(Given request) Every line that contains the word "with" should be copied.

(Excerpted records)
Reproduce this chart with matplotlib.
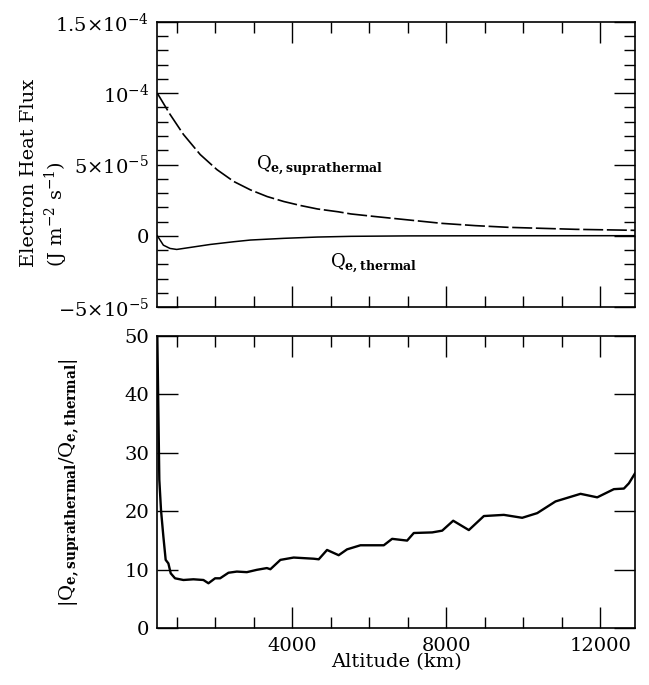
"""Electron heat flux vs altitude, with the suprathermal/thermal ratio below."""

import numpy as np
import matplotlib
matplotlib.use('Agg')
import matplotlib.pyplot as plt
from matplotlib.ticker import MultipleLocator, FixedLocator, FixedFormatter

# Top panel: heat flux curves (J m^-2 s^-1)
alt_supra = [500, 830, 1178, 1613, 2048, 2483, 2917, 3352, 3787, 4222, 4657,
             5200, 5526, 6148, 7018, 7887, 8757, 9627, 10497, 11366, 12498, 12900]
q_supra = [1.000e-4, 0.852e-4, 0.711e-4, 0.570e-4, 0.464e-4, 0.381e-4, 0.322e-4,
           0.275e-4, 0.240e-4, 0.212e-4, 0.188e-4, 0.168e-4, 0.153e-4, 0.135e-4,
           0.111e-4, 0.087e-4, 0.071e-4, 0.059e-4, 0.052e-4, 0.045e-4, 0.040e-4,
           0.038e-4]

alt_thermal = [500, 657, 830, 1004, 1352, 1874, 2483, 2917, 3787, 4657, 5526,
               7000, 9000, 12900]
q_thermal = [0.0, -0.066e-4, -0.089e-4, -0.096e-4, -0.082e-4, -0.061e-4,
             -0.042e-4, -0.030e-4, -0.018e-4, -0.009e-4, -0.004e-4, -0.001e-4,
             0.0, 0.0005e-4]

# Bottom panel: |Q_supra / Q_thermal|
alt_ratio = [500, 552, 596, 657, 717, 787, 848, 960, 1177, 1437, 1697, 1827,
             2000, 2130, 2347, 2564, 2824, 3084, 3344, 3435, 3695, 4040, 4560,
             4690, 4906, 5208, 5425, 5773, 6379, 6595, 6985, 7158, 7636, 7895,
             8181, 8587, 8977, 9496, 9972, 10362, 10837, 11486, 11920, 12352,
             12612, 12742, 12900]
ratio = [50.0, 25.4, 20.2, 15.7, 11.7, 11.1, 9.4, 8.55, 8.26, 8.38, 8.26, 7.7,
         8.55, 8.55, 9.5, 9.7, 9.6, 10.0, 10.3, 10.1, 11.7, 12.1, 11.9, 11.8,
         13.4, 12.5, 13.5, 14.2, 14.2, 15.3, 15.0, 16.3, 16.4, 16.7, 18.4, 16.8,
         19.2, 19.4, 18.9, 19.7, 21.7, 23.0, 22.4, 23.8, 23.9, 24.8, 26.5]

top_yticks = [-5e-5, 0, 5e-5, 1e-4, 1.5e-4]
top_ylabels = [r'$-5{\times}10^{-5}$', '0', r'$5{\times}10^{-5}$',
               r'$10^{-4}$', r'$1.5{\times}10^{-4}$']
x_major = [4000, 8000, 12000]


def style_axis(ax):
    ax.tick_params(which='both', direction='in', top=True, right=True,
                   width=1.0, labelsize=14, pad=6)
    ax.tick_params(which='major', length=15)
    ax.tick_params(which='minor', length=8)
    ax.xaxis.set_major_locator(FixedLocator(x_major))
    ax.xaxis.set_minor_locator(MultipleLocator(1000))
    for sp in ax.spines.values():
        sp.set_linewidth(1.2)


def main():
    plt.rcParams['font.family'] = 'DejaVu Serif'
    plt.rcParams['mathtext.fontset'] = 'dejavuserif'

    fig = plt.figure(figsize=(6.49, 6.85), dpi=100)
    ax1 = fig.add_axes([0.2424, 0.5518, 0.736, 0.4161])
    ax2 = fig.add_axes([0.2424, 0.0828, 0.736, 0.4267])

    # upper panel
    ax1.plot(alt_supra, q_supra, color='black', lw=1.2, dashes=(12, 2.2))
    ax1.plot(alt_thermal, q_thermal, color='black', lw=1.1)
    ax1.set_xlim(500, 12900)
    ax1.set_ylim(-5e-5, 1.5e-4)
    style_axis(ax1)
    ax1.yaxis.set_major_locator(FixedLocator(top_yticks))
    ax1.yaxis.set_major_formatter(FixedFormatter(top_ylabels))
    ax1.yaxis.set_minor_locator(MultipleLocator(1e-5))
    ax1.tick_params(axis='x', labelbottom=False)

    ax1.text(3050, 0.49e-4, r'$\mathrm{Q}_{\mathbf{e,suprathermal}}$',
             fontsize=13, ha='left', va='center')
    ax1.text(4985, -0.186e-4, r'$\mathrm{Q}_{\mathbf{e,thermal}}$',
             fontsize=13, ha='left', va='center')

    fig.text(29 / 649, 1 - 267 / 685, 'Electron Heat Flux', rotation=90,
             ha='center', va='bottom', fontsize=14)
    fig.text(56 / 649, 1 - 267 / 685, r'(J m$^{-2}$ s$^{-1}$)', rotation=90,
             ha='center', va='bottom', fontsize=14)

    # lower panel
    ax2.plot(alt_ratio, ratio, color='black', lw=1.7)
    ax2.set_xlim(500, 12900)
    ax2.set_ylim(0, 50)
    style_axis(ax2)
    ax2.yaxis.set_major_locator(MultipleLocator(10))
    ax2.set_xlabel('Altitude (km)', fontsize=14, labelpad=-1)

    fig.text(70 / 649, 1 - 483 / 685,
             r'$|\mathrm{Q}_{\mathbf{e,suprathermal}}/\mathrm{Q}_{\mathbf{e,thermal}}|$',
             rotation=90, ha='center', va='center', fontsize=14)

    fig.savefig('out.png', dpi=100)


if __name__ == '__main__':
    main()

--

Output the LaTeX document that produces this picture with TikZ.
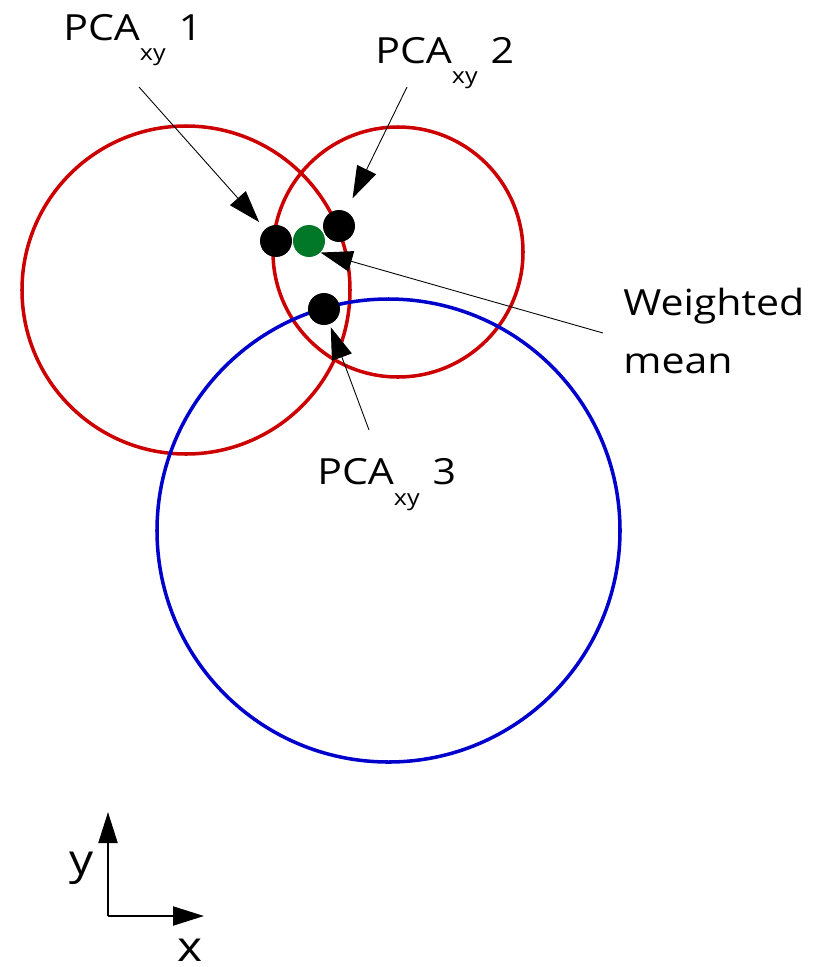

(Task output)
Reproduce this chart with matplotlib.
"""Electron heat flux vs altitude, with the suprathermal/thermal ratio below."""
Output the LaTeX document that produces this picture with TikZ.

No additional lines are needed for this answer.